**Problem to solve**
Print exactly the lines running from the one that holds "Give me the" through the one that holds "import seaborn as sns", please, and leave the pictures out.

**Input records**
-- START --
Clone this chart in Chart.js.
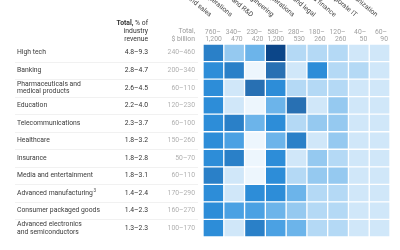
-- END --
-- START --
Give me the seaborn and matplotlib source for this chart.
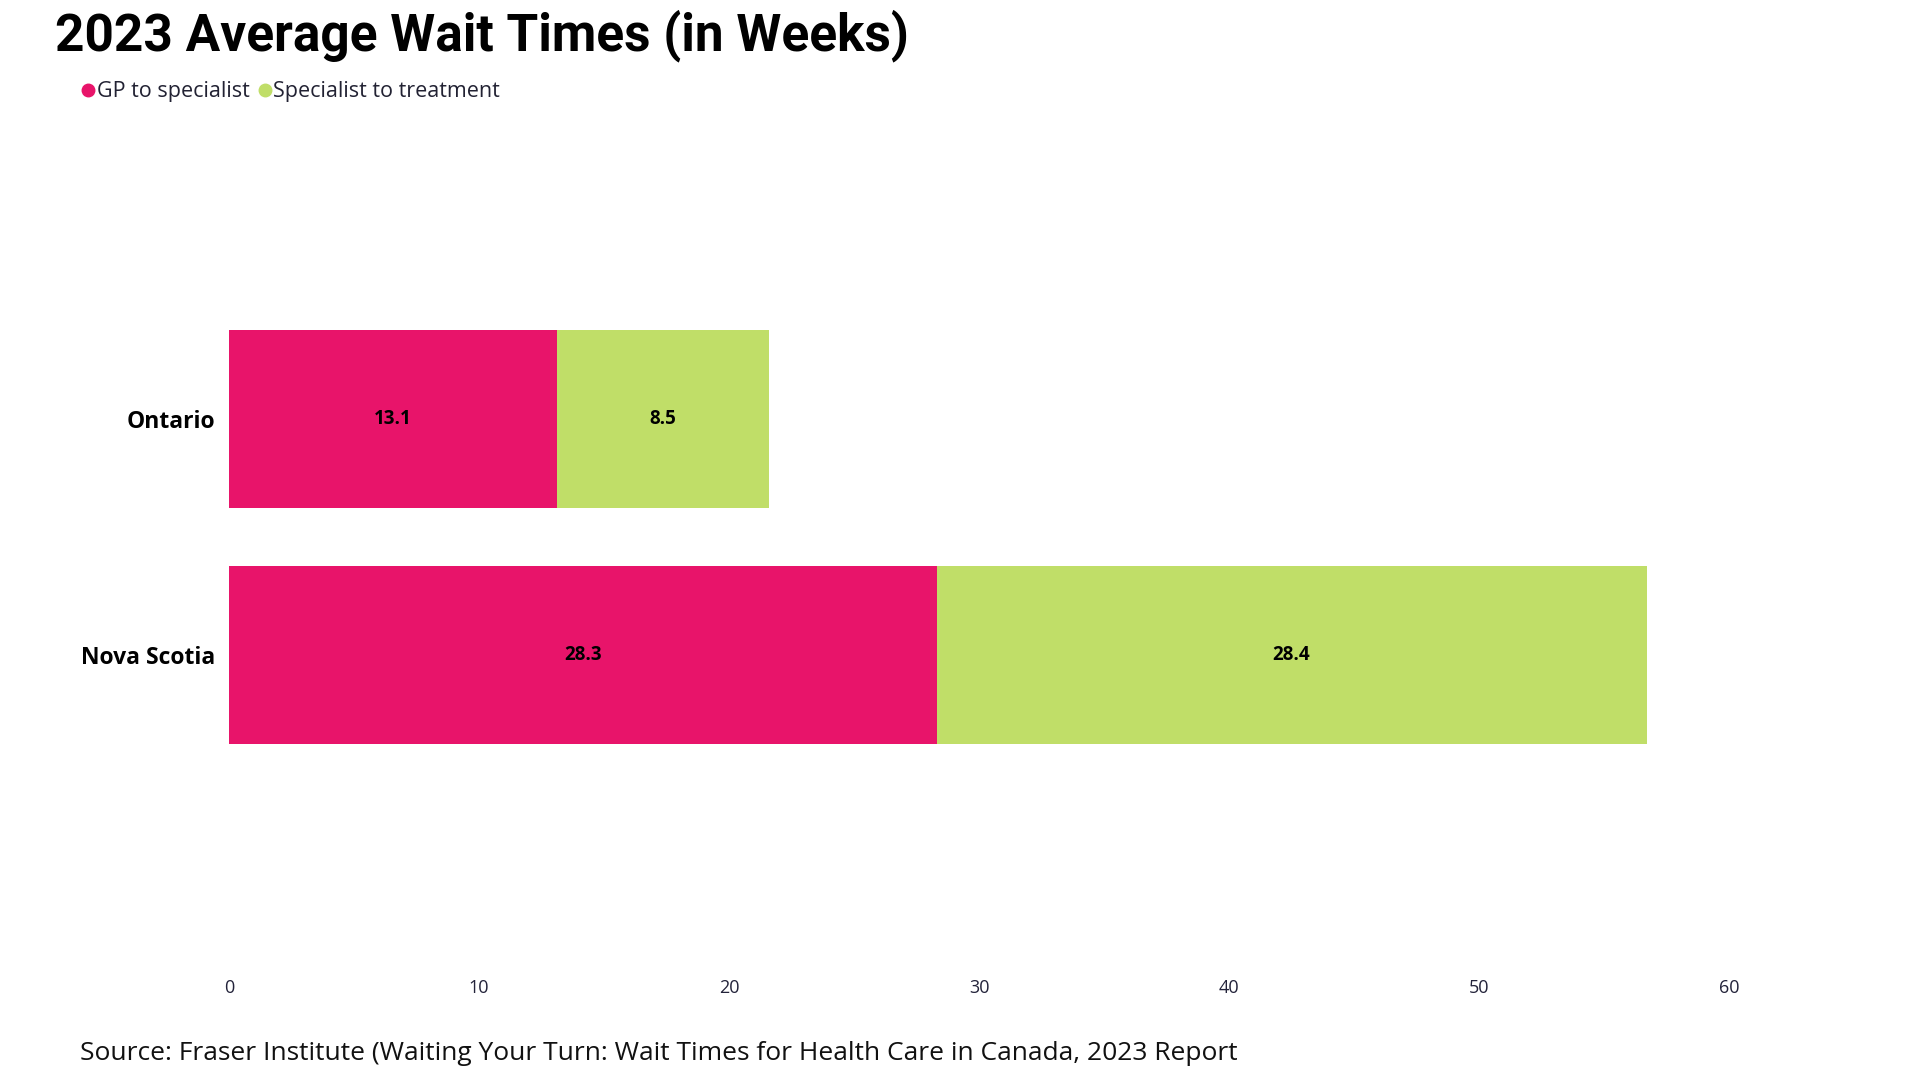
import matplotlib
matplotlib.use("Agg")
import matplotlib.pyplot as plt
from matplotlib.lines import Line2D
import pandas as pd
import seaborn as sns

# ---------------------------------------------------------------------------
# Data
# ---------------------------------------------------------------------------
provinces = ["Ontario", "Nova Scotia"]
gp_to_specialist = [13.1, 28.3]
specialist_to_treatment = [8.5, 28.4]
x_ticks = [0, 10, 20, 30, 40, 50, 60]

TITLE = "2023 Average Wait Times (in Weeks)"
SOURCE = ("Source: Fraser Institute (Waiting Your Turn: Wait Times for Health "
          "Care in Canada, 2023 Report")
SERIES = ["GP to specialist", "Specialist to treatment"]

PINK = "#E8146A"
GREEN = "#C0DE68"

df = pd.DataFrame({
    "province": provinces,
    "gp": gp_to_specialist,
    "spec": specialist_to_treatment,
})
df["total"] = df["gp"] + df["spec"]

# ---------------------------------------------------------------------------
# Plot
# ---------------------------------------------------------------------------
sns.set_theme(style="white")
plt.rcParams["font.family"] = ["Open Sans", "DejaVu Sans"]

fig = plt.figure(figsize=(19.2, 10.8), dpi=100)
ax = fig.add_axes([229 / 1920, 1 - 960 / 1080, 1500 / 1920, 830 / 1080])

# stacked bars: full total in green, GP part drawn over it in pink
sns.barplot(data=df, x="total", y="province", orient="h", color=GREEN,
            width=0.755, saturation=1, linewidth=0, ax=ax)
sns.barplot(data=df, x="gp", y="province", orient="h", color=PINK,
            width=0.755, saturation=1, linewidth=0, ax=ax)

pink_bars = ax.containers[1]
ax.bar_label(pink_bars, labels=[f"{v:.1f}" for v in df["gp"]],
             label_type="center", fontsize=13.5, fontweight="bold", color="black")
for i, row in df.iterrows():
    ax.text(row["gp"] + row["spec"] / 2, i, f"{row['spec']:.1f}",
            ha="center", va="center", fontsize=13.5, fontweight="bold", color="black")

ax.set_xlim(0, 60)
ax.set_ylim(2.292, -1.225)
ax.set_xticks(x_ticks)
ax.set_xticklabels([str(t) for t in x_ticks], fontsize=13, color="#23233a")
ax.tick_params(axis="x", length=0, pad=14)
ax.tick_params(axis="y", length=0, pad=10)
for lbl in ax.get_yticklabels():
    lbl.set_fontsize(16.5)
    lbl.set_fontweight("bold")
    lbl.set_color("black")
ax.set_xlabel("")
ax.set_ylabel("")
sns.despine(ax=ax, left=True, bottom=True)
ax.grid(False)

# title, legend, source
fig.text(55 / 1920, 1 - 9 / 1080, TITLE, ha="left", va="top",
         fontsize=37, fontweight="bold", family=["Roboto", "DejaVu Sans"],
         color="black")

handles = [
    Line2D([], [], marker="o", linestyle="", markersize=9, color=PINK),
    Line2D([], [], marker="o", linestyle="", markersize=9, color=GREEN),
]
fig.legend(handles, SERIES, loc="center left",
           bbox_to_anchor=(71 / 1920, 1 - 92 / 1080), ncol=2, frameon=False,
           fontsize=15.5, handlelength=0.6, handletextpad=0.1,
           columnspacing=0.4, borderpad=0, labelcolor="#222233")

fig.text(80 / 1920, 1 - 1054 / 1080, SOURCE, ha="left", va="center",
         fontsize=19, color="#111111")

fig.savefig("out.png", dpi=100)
-- END --
**Exercise solution**
Give me the seaborn and matplotlib source for this chart.
import matplotlib
matplotlib.use("Agg")
import matplotlib.pyplot as plt
from matplotlib.lines import Line2D
import pandas as pd
import seaborn as sns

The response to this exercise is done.